Women have been going to sea for centuries. Three of the fiercest pirates during the golden age of piracy were Anne Bonny, Mary Read and Grace O’Malley. A Google search on any will make for interesting reading!
Of course, as many found out, pirating is a dead-end job. (Literally). As the centuries progressed, many women went to sea with their captain husbands, and when their mate fell ill (or died) some ended up saving the ship due to their knowledge of sailing gleaned from their husbands.
It was a natural progression from wives accompanying husbands and raising families aboard ship to women serving as both stewardesses and nurses. In 1862 during the American Civil War, nine women joined the crew of the Red Rover to tend the wounded. Six of them were Black and three were nuns. The Red Rover thus has the distinction of being the nation’s first hospital ship.
A woman named Philomene Daniels was 42 years old when she decided to help her husband run a steamboat that operated on Lake Champlain, running from the Canadian province of Quebec down through New York State and Vermont. The Daniels Steamboat Line, as it was called, ferried both passengers and iron ore; Philomene took the wheel as a fully accredited pilot, and when her husband passed in 1903, she took over running the operation.

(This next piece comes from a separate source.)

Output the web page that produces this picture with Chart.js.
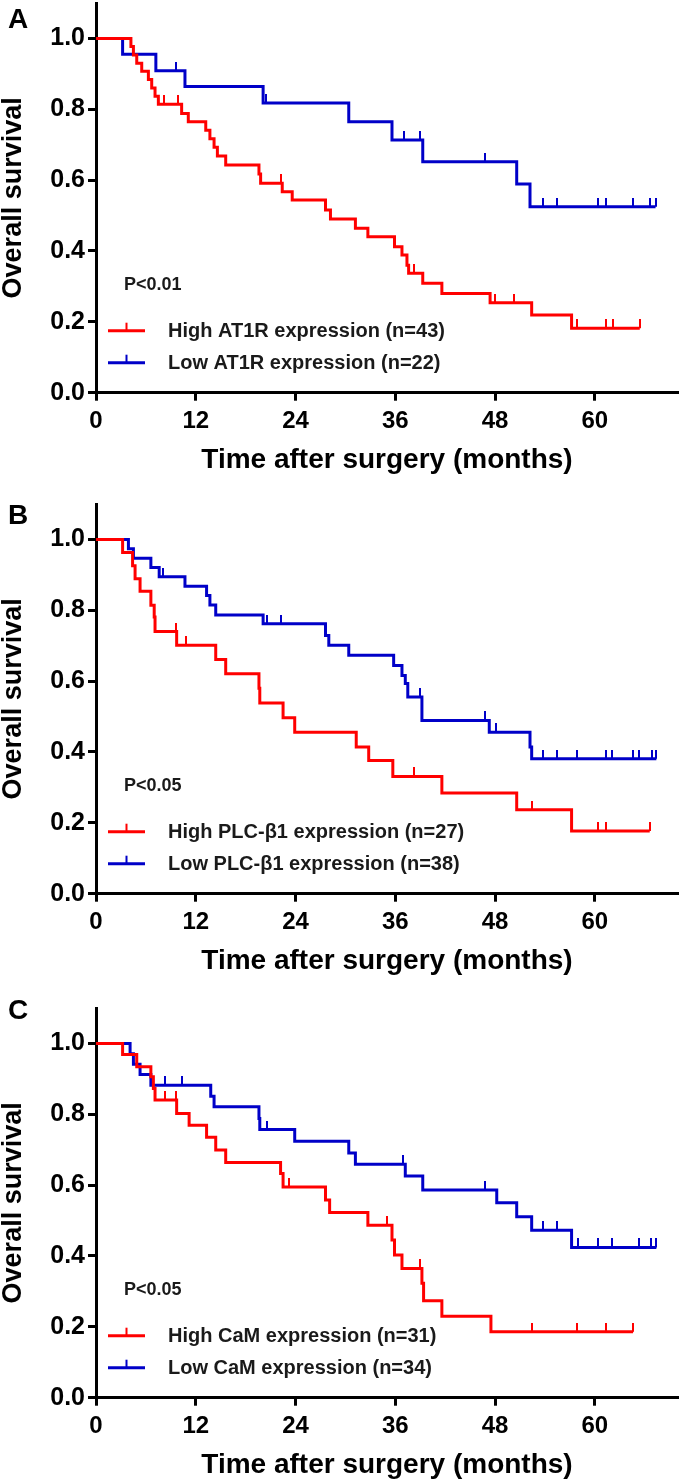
<!DOCTYPE html>
<html>
<head>
<meta charset="utf-8">
<script src="https://cdn.jsdelivr.net/npm/chart.js@4.4.1/dist/chart.umd.min.js"></script>
<style>
  html, body { margin: 0; padding: 0; background: #fff; }
  body { width: 685px; height: 1479px; position: relative; overflow: hidden; }
  canvas { position: absolute; left: 0; }
</style>
</head>
<body>
<canvas id="cA" width="685" height="494" style="top:-20px"></canvas>
<canvas id="cB" width="685" height="494" style="top:481px"></canvas>
<canvas id="cC" width="685" height="494" style="top:985px"></canvas>
<script>
// axis ticks (months / survival)
const xTicks = [0, 12, 24, 36, 48, 60];
const yTicks = [0, 0.2, 0.4, 0.6, 0.8, 1.0];

// panel A - AT1R
const labelsA = ['High AT1R expression (n=43)', 'Low AT1R expression (n=22)'];
const highA_t = [4.2, 4.5, 4.9, 5.5, 6.3, 6.7, 7.1, 7.5, 10.3, 11.1, 13.2, 13.7, 14.2, 14.6, 15.6, 19.6, 19.8, 22.4, 23.6, 27.6, 28.2, 31.2, 32.7, 35.9, 36.8, 37.4, 37.6, 39.3, 41.6, 47.4, 52.4, 57.2];
const highA_s = [0.977, 0.953, 0.930, 0.907, 0.884, 0.860, 0.837, 0.814, 0.788, 0.765, 0.741, 0.717, 0.693, 0.668, 0.643, 0.617, 0.591, 0.567, 0.544, 0.516, 0.490, 0.464, 0.440, 0.412, 0.389, 0.360, 0.337, 0.309, 0.280, 0.254, 0.219, 0.182];
const highA_cens = [8.2, 9.9, 22.2, 38.3, 48.0, 50.3, 57.9, 61.3, 62.2, 65.4];
const lowA_t = [3.2, 7.2, 10.7, 20.1, 30.4, 35.6, 39.3, 50.6, 52.2];
const lowA_s = [0.955, 0.909, 0.864, 0.818, 0.765, 0.713, 0.652, 0.589, 0.525];
const lowA_cens = [9.6, 20.4, 37.0, 39.0, 46.8, 53.8, 55.4, 60.4, 61.4, 64.6, 66.6, 67.3];

// panel B - PLC-b1
const labelsB = ['High PLC-\u03b21 expression (n=27)', 'Low PLC-\u03b21 expression (n=38)'];
const highB_t = [3.2, 4.4, 4.7, 5.3, 6.6, 7.0, 7.1, 9.7, 14.4, 15.6, 19.6, 19.7, 22.5, 23.9, 31.3, 32.8, 35.7, 41.6, 50.6, 57.2];
const highB_s = [0.963, 0.926, 0.889, 0.854, 0.814, 0.781, 0.740, 0.701, 0.661, 0.621, 0.580, 0.538, 0.497, 0.456, 0.414, 0.376, 0.331, 0.284, 0.237, 0.177];
const highB_cens = [9.65, 10.85, 38.3, 52.4, 60.4, 61.3, 66.6];
const lowB_t = [3.9, 4.5, 6.6, 7.6, 10.7, 13.3, 13.7, 14.4, 20.1, 27.6, 28.0, 30.4, 35.8, 36.8, 37.2, 37.5, 39.2, 47.3, 52.2, 52.4];
const lowB_s = [0.974, 0.947, 0.921, 0.895, 0.868, 0.842, 0.815, 0.787, 0.762, 0.729, 0.701, 0.673, 0.644, 0.616, 0.593, 0.555, 0.489, 0.456, 0.414, 0.381];
const lowB_cens = [8.1, 20.6, 22.2, 39.0, 46.8, 48.1, 53.8, 55.4, 57.9, 61.4, 62.1, 64.6, 65.3, 66.9, 67.4];

// panel C - CaM
const labelsC = ['High CaM expression (n=31)', 'Low CaM expression (n=34)'];
const highC_t = [3.2, 4.9, 6.6, 6.9, 7.1, 9.7, 11.2, 13.3, 14.4, 15.6, 22.2, 22.5, 27.6, 28.1, 32.7, 35.6, 35.9, 36.8, 39.2, 39.4, 41.6, 47.5];
const highC_s = [0.969, 0.934, 0.906, 0.873, 0.840, 0.802, 0.769, 0.735, 0.699, 0.664, 0.633, 0.595, 0.558, 0.523, 0.487, 0.445, 0.403, 0.365, 0.323, 0.274, 0.230, 0.186];
const highC_cens = [8.25, 9.6, 23.2, 35.0, 39.0, 52.4, 57.9, 61.4, 64.6];
const lowC_t = [4.1, 4.5, 5.3, 6.6, 13.8, 14.2, 19.6, 19.7, 23.9, 30.4, 31.2, 37.2, 39.3, 48.2, 50.6, 52.4, 57.2];
const lowC_s = [0.971, 0.941, 0.912, 0.882, 0.851, 0.821, 0.788, 0.757, 0.724, 0.691, 0.659, 0.626, 0.586, 0.550, 0.511, 0.473, 0.424];
const lowC_cens = [8.25, 10.4, 20.6, 36.9, 46.8, 53.8, 55.4, 58.0, 60.4, 62.1, 65.3, 66.7, 67.4];

const RED = '#ff0000';
const BLUE = '#0000c8';
const FONT = '"Liberation Sans", Arial, sans-serif';

// little upward tick used for censored patients
function censorMark(color) {
  const c = document.createElement('canvas');
  c.width = 2;
  c.height = 18;
  const g = c.getContext('2d');
  g.fillStyle = color;
  g.fillRect(0, 0, 2, 9);
  return c;
}

function kmPoints(times, surv, cens) {
  const pts = [{x: 0, y: 1, c: false}];
  times.forEach((t, i) => pts.push({x: t, y: surv[i], c: false}));
  cens.forEach(t => {
    let s = 1;
    times.forEach((e, i) => { if (e <= t) s = surv[i]; });
    pts.push({x: t, y: s, c: true});
  });
  pts.sort((a, b) => a.x - b.x);
  return pts;
}

const panelText = {
  id: 'panelText',
  afterDraw(chart, args, opts) {
    const ctx = chart.ctx;
    const a = chart.chartArea;
    ctx.save();
    ctx.textBaseline = 'middle';
    ctx.fillStyle = '#000';
    ctx.font = 'bold 28px ' + FONT;
    ctx.fillText(opts.letter, 8, opts.letterY);
    ctx.fillStyle = '#1a1a1a';
    ctx.font = 'bold 18px ' + FONT;
    ctx.fillText(opts.p, a.left + 28, a.bottom - 108);
    ctx.font = 'bold 20px ' + FONT;
    chart.data.datasets.forEach((ds, i) => {
      const y = a.bottom - 62 + i * 32;
      ctx.strokeStyle = ds.borderColor;
      ctx.lineWidth = 3;
      ctx.beginPath();
      ctx.moveTo(a.left + 12, y);
      ctx.lineTo(a.left + 49, y);
      ctx.stroke();
      ctx.fillStyle = ds.borderColor;
      ctx.fillRect(a.left + 29.5, y - 8, 2, 8);
      ctx.fillStyle = '#1a1a1a';
      ctx.fillText(ds.label, a.left + 72, y + 1);
    });
    ctx.restore();
  }
};

function makePanel(id, letter, letterY, pText, labels, high, low) {
  new Chart(document.getElementById(id), {
    type: 'line',
    data: {
      datasets: [
        {label: labels[0], data: high, borderColor: RED, pointStyle: censorMark(RED)},
        {label: labels[1], data: low, borderColor: BLUE, pointStyle: censorMark(BLUE)}
      ].map(d => Object.assign(d, {
        borderWidth: 3,
        stepped: 'before',
        fill: false,
        borderCapStyle: 'butt',
        borderJoinStyle: 'miter',
        pointRadius: ctx => (ctx.raw && ctx.raw.c ? 4 : 0),
        pointHoverRadius: 0
      }))
    },
    options: {
      responsive: false,
      animation: false,
      devicePixelRatio: 1,
      events: [],
      layout: {padding: {top: 23, right: 4, left: 0, bottom: 0}},
      plugins: {
        legend: {display: false},
        tooltip: {enabled: false},
        panelText: {letter: letter, letterY: letterY, p: pText}
      },
      scales: {
        x: {
          type: 'linear',
          min: 0,
          max: 70,
          afterFit: s => { s.height = 81.3; },
          afterBuildTicks: s => { s.ticks = xTicks.map(v => ({value: v})); },
          grid: {drawOnChartArea: false, drawTicks: true, tickLength: 8, tickWidth: 3, tickColor: '#000'},
          border: {display: true, color: '#000', width: 3},
          ticks: {color: '#000', padding: 6, maxRotation: 0, autoSkip: false,
            font: {family: FONT, size: 24, weight: 'bold'}},
          title: {display: true, text: 'Time after surgery (months)', color: '#000',
            padding: {top: 0, bottom: 0},
            font: {family: FONT, size: 28, weight: 'bold', lineHeight: 1}}
        },
        y: {
          min: 0,
          max: 1.1,
          afterFit: s => { s.width = 96; },
          afterBuildTicks: s => { s.ticks = yTicks.map(v => ({value: v})); },
          grid: {drawOnChartArea: false, drawTicks: true, tickLength: 8, tickWidth: 3, tickColor: '#000'},
          border: {display: true, color: '#000', width: 3},
          ticks: {color: '#000', padding: 3, callback: v => v.toFixed(1),
            font: {family: FONT, size: 25, weight: 'bold'}},
          title: {display: true, text: 'Overall survival', color: '#000',
            padding: {top: 0, bottom: 0},
            font: {family: FONT, size: 27, weight: 'bold', lineHeight: 1}}
        }
      }
    },
    plugins: [panelText]
  });
}

makePanel('cA', 'A', 40, 'P<0.01', labelsA,
  kmPoints(highA_t, highA_s, highA_cens), kmPoints(lowA_t, lowA_s, lowA_cens));
makePanel('cB', 'B', 35, 'P<0.05', labelsB,
  kmPoints(highB_t, highB_s, highB_cens), kmPoints(lowB_t, lowB_s, lowB_cens));
makePanel('cC', 'C', 26, 'P<0.05', labelsC,
  kmPoints(highC_t, highC_s, highC_cens), kmPoints(lowC_t, lowC_s, lowC_cens));
</script>
</body>
</html>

Stewardess and later nurse Violet Jessop survived not only the sinking of the RMS Titanic in 1912, but also escaped with her life when the Titanic’s sister ship RMS Britannic, requisitioned by the British government and serving as His Majesty’s Hospital Ship (HMHS) Britannic, hit a mine in the Aegean Sea and sank in 1916. (Curiously, Jessop also served aboard the first built of the Olympic class sisters, RMS Olympic, being almost certainly the only person to serve aboard all three of the White Star Line super liners).
By the 1930’s women were accepted (if sometimes grudgingly) members of ship crews, serving as stewardess (with a block of up to ten staterooms and passengers to look after), matron, housekeeping, nurse, hair dresser and other roles that we would consider quite sexist today.